** WHAT IS REQUIRED **
Copy the lines of the data below exactly, starting at the first and stopping after the line that contains "YAxis, CartesianGrid, Legend"; include no pictures.

** SUPPLIED DATA **
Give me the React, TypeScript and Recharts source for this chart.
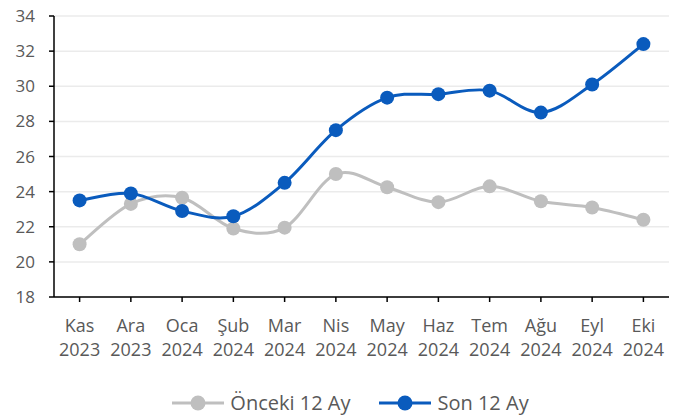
import React from 'react'
import { LineChart, Line, XAxis, YAxis, CartesianGrid, Legend } from 'recharts'

const months = ['Kas', 'Ara', 'Oca', 'Şub', 'Mar', 'Nis', 'May', 'Haz', 'Tem', 'Ağu', 'Eyl', 'Eki']
const years = ['2023', '2023', '2024', '2024', '2024', '2024', '2024', '2024', '2024', '2024', '2024', '2024']
const onceki = [21.0, 23.3, 23.65, 21.9, 21.95, 25.0, 24.25, 23.4, 24.3, 23.45, 23.1, 22.4]
const son = [23.5, 23.9, 22.9, 22.6, 24.5, 27.5, 29.35, 29.55, 29.75, 28.5, 30.1, 32.4]
const yTicks = [18, 20, 22, 24, 26, 28, 30, 32, 34]

const BLUE = '#0A5BBD'
const GREY = '#BFBFBF'
const TEXT = '#595959'
const FONT = '"Open Sans", sans-serif'

const data = months.map((m, i) => ({ month: m, year: years[i], onceki: onceki[i], son: son[i] }))

// excel-style smoothing: cardinal bezier through every point
function excelCurve(context: any) {
  let pts: number[][] = []
  return {
    areaStart() {},
    areaEnd() {},
    lineStart() { pts = [] },
    point(x: number, y: number) { pts.push([+x, +y]) },
    lineEnd() {
      if (!pts.length) return
      context.moveTo(pts[0][0], pts[0][1])
      for (let i = 0; i < pts.length - 1; i++) {
        const p0 = pts[i - 1] || pts[i]
        const p1 = pts[i]
        const p2 = pts[i + 1]
        const p3 = pts[i + 2] || p2
        context.bezierCurveTo(
          p1[0] + (p2[0] - p0[0]) / 6, p1[1] + (p2[1] - p0[1]) / 6,
          p2[0] - (p3[0] - p1[0]) / 6, p2[1] - (p3[1] - p1[1]) / 6,
          p2[0], p2[1],
        )
      }
    },
  }
}

function MonthTick({ x, y, payload, index }: any) {
  return (
    <g transform={`translate(${x},${y})`}>
      <text textAnchor="middle" fill={TEXT} fontSize={18} fontFamily={FONT}>
        <tspan x={0} dy={28}>{payload.value}</tspan>
        <tspan x={0} dy={24}>{years[index]}</tspan>
      </text>
    </g>
  )
}

function LegendContent() {
  const items = [
    { label: 'Önceki 12 Ay', color: GREY },
    { label: 'Son 12 Ay', color: BLUE },
  ]
  return (
    <div style={{ display: 'flex', justifyContent: 'center', gap: 28, paddingLeft: 21, fontFamily: FONT, fontSize: 20, color: TEXT, lineHeight: '24px' }}>
      {items.map((it) => (
        <div key={it.label} style={{ display: 'flex', alignItems: 'center' }}>
          <svg width={54} height={18} style={{ marginRight: 5 }}>
            <line x1={1} y1={9} x2={53} y2={9} stroke={it.color} strokeWidth={3} />
            <circle cx={27} cy={9} r={7.5} fill={it.color} />
          </svg>
          <span>{it.label}</span>
        </div>
      ))}
    </div>
  )
}

export default function App() {
  return (
    <div style={{ position: 'absolute', left: 0, top: 0, background: '#fff' }}>
      <LineChart width={679} height={416} data={data} margin={{ top: 16, right: 10, bottom: 49, left: 0 }}>
        <CartesianGrid vertical={false} stroke="#EBEBEB" strokeWidth={1.5} />
        <XAxis
          dataKey="month"
          interval={0}
          padding={{ left: 25.6, right: 25.6 }}
          height={70}
          axisLine={{ stroke: '#000', strokeWidth: 1.5 }}
          tickLine={{ stroke: '#000', strokeWidth: 1.5 }}
          tickSize={5}
          tick={<MonthTick />}
        />
        <YAxis
          domain={[18, 34]}
          ticks={yTicks}
          width={54}
          interval={0}
          axisLine={{ stroke: '#000', strokeWidth: 1.5 }}
          tickLine={{ stroke: '#000', strokeWidth: 1.5 }}
          tickSize={5}
          tickMargin={14}
          tick={{ fill: TEXT, fontSize: 17, fontFamily: FONT }}
        />
        <Legend
          verticalAlign="middle"
          align="center"
          wrapperStyle={{ top: 391, left: 0, width: 679 }}
          content={<LegendContent />}
        />
        <Line
          dataKey="onceki"
          name="Önceki 12 Ay"
          type={excelCurve as any}
          stroke={GREY}
          strokeWidth={3}
          dot={{ r: 7, fill: GREY, stroke: GREY, strokeWidth: 0 }}
          activeDot={false}
          isAnimationActive={false}
        />
        <Line
          dataKey="son"
          name="Son 12 Ay"
          type={excelCurve as any}
          stroke={BLUE}
          strokeWidth={3}
          dot={{ r: 7, fill: BLUE, stroke: BLUE, strokeWidth: 0 }}
          activeDot={false}
          isAnimationActive={false}
        />
      </LineChart>
    </div>
  )
}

** SOLUTION BELOW **
Give me the React, TypeScript and Recharts source for this chart.
import React from 'react'
import { LineChart, Line, XAxis, YAxis, CartesianGrid, Legend } from 'recharts'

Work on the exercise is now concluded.